Selahattin Demirtaş’a gelince: Kendisinin kaleme aldığı eserlerin hepsini okudum galiba. (Çok fazla reklamı yapılan bir kitap, film ve benzeri bir kültür ürününden uzak durmaya çalışırım. Bir roman ya da şiir, beş-on yıl sonra da okunabiliyorsa, kalıcı ve gerçek eserdir benim için) Okuduğum her eseri, bir önceki eserini aşan bir niteliğe sahip. Romanların kurgusu daha sağlam, değerlendirebildiğim kadarıyla(!) Son kitapta da akış hiç aksamıyor, iki ayrı yazarın yarattığı karakterlerde çelişki yok. Kitabı yayınlayan Dipnot Yayınevi’nin editöryal katkısı da fena değil. Valla galiba sadece tek bir tashih hatası yakaladım mesela!
Bu arada, kitabın eşyazarı Yiğit Bener’i son birkaç yıldır tanıyorum-tanıyoruz. Onu bir tanıdık, pir tanıdık! Artı TV’de yaptığı programlarının tadı damağımızda kaldı doğrusu. Şair, yazar ve ressamlardan oluşan bir aile ortamında büyümesi, yaşamında Paris’in büyük bir yeri olması sahip olduğu entelektüel birikiminde çok ama çok büyük rol oynamış olmalı. Örneğin çevirdiği kitaplar arasında bulunan Louis Ferdinand Cêline’in “Gecenin Sonuna Yolculuk” eserinden haberi olmayan kişinin hayatında büyük bir eksiklik vardır bence. Haydi bu güzel yaşam hikayesinden bir de kendime pay çıkarayım: Yiğit Bener de, benim gibi Ankara Tıp Fakültesi’ni yarıda bıraktı:)
Şöyle bir şey hayal ediyorum; Yirmi-otuz yıl sonra, belki de daha fazla bir zaman sonra, Selahattin Demirtaş’ın bir eseri filme çekilmiş ve filmin galası yapılıyor. Sunucu Selahattin Demirtaş’ın eserlerini uzun uzun anlatıyor. Hangilerinin filme çekildiğini, hangi eserlerinin hangi yarışmalarda ödül aldığını falan uzun uzun anlattıktan sonra sözlerini şöyle tamamlıyor: Sayın Demirtaş, bir dönem de HDP isimli bir partide aktif siyaset yapmıştı…

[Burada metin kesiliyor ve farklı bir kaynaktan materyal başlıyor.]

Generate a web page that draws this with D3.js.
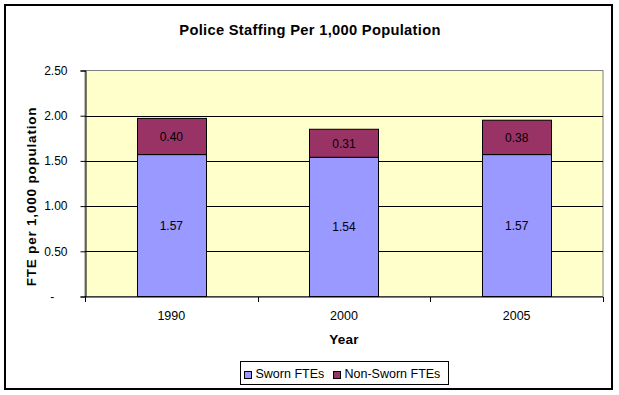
<!DOCTYPE html>
<meta charset="utf-8">
<head>
<title>Police Staffing</title>
<style>
  body { margin: 0; background: #fff; }
  text { font-family: Arial, "Liberation Sans", sans-serif; }
</style>
</head>
<body>
<div id="chart"></div>
<script src="https://d3js.org/d3.v7.min.js"></script>
<script>

// data
var years = ["1990", "2000", "2005"];
var sworn = [1.57, 1.54, 1.57];
var nonSworn = [0.40, 0.31, 0.38];
var yTicks = [0, 0.5, 1.0, 1.5, 2.0, 2.5];
var seriesNames = ["Sworn FTEs", "Non-Sworn FTEs"];

var swornColor = "#9999FF",
    nonSwornColor = "#993366",
    plotBg = "#FFFFCC";

var W = 619, H = 395;
var plot = {left: 85, top: 70.5, right: 603, bottom: 296.5};

var svg = d3.select("#chart").append("svg")
    .attr("width", W)
    .attr("height", H);

// outer chart border
svg.append("rect")
    .attr("x", 5).attr("y", 5)
    .attr("width", 607).attr("height", 384)
    .attr("fill", "#fff")
    .attr("stroke", "#000")
    .attr("stroke-width", 2);

// title
svg.append("text")
    .attr("x", 310).attr("y", 34.5)
    .attr("text-anchor", "middle")
    .style("font-weight", "bold")
    .style("font-size", "14.7px")
    .style("letter-spacing", "0.3px")
    .text("Police Staffing Per 1,000 Population");

var x = d3.scaleBand()
    .domain(years)
    .range([plot.left, plot.right])
    .paddingInner(0)
    .paddingOuter(0);

var y = d3.scaleLinear()
    .domain([0, 2.5])
    .range([plot.bottom, plot.top]);

// plot area
svg.append("rect")
    .attr("x", plot.left).attr("y", plot.top)
    .attr("width", plot.right - plot.left)
    .attr("height", plot.bottom - plot.top)
    .attr("fill", plotBg)
    .attr("stroke", "#808080")
    .attr("stroke-width", 1);

// gridlines
svg.append("g")
    .selectAll("line")
    .data(yTicks.filter(function(d) { return d > 0 && d < 2.5; }))
    .enter().append("line")
    .attr("x1", plot.left).attr("x2", plot.right)
    .attr("y1", function(d) { return Math.round(y(d)) + 0.5; })
    .attr("y2", function(d) { return Math.round(y(d)) + 0.5; })
    .attr("stroke", "#000");

// stacked bars
var barW = x.bandwidth() * 0.4;
var bars = svg.append("g");
years.forEach(function(yr, i) {
    var cx = x(yr) + x.bandwidth() / 2;
    var stack = [
        {v0: 0, v1: sworn[i], val: sworn[i], color: swornColor},
        {v0: sworn[i], v1: sworn[i] + nonSworn[i], val: nonSworn[i], color: nonSwornColor}
    ];
    stack.forEach(function(s) {
        bars.append("rect")
            .attr("x", Math.round(cx - barW / 2) + 0.5)
            .attr("y", y(s.v1))
            .attr("width", Math.round(barW))
            .attr("height", y(s.v0) - y(s.v1))
            .attr("fill", s.color)
            .attr("stroke", "#000")
            .attr("stroke-width", 1);
        bars.append("text")
            .attr("x", cx)
            .attr("y", (y(s.v0) + y(s.v1)) / 2 + 4.5)
            .attr("text-anchor", "middle")
            .style("font-size", "12px")
            .text(s.val.toFixed(2));
    });
});

// y axis
var yAxis = svg.append("g")
    .attr("transform", "translate(" + (plot.left + 0.5) + ",0)")
    .call(d3.axisLeft(y).tickValues(yTicks).tickSize(5).tickPadding(13)
        .tickFormat(function(d) { return d === 0 ? "-\u2007\u2007" : d3.format(".2f")(d); }));
yAxis.select(".domain").attr("stroke", "#000");
yAxis.selectAll(".tick line").attr("stroke", "#000");
yAxis.selectAll("text")
    .style("font-size", "12px")
    .style("font-family", "Arial, 'Liberation Sans', sans-serif")
    .attr("fill", "#000");

// x axis (ticks between categories)
var xAxis = svg.append("g")
    .attr("transform", "translate(0," + (plot.bottom + 0.5) + ")");
xAxis.append("line")
    .attr("x1", plot.left).attr("x2", plot.right)
    .attr("stroke", "#000");
xAxis.selectAll(".sep")
    .data(years.map(function(d) { return x(d); }).concat([plot.right]))
    .enter().append("line")
    .attr("x1", function(d) { return Math.round(d) + 0.5; })
    .attr("x2", function(d) { return Math.round(d) + 0.5; })
    .attr("y1", 0).attr("y2", 5)
    .attr("stroke", "#000");
xAxis.selectAll(".lbl")
    .data(years)
    .enter().append("text")
    .attr("x", function(d) { return x(d) + x.bandwidth() / 2; })
    .attr("y", 22.5)
    .attr("text-anchor", "middle")
    .style("font-size", "12.5px")
    .text(function(d) { return d; });

// axis titles
svg.append("text")
    .attr("x", (plot.left + plot.right) / 2)
    .attr("y", 344)
    .attr("text-anchor", "middle")
    .style("font-weight", "bold")
    .style("font-size", "13.5px")
    .style("letter-spacing", "0.3px")
    .text("Year");

svg.append("text")
    .attr("transform", "translate(36," + ((plot.top + plot.bottom) / 2 + 13) + ") rotate(-90)")
    .attr("text-anchor", "middle")
    .style("font-weight", "bold")
    .style("font-size", "13.5px")
    .style("letter-spacing", "0.8px")
    .text("FTE per 1,000 population");

// legend
var legend = svg.append("g").attr("transform", "translate(240.5,361.5)");
legend.append("rect")
    .attr("width", 208).attr("height", 23)
    .attr("fill", "#fff")
    .attr("stroke", "#000");
var legX = [4, 93];
seriesNames.forEach(function(name, i) {
    legend.append("rect")
        .attr("x", legX[i]).attr("y", 10)
        .attr("width", 7).attr("height", 7)
        .attr("fill", i === 0 ? swornColor : nonSwornColor)
        .attr("stroke", "#000");
    legend.append("text")
        .attr("x", legX[i] + 11).attr("y", 16.5)
        .style("font-size", "12.5px")
        .text(name);
});

</script>
</body>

Böylesi bir sunum, bir roman yazarı olarak Demirtaş’ın bir dönem çok başarılı olduğu-sevildiği bir dönemi bile epeyce unutturabilecek kadar başarılı olduğunu gösterirken, HDP eski eşbaşkanı Selahattin Demirtaş’ın siyaseti tamamen bırakmasını asla istemeyen önemli bir kitle söz konusu. Siyasetçi Demirtaş’ın romanları ise değerlendirme tartısına hep herhangi bir yazardan çok, siyasetine yönelik umutlu beklentiler ya da kendisine karşıt siyasi çizgide olmak üzerinden çıkacak sanırım.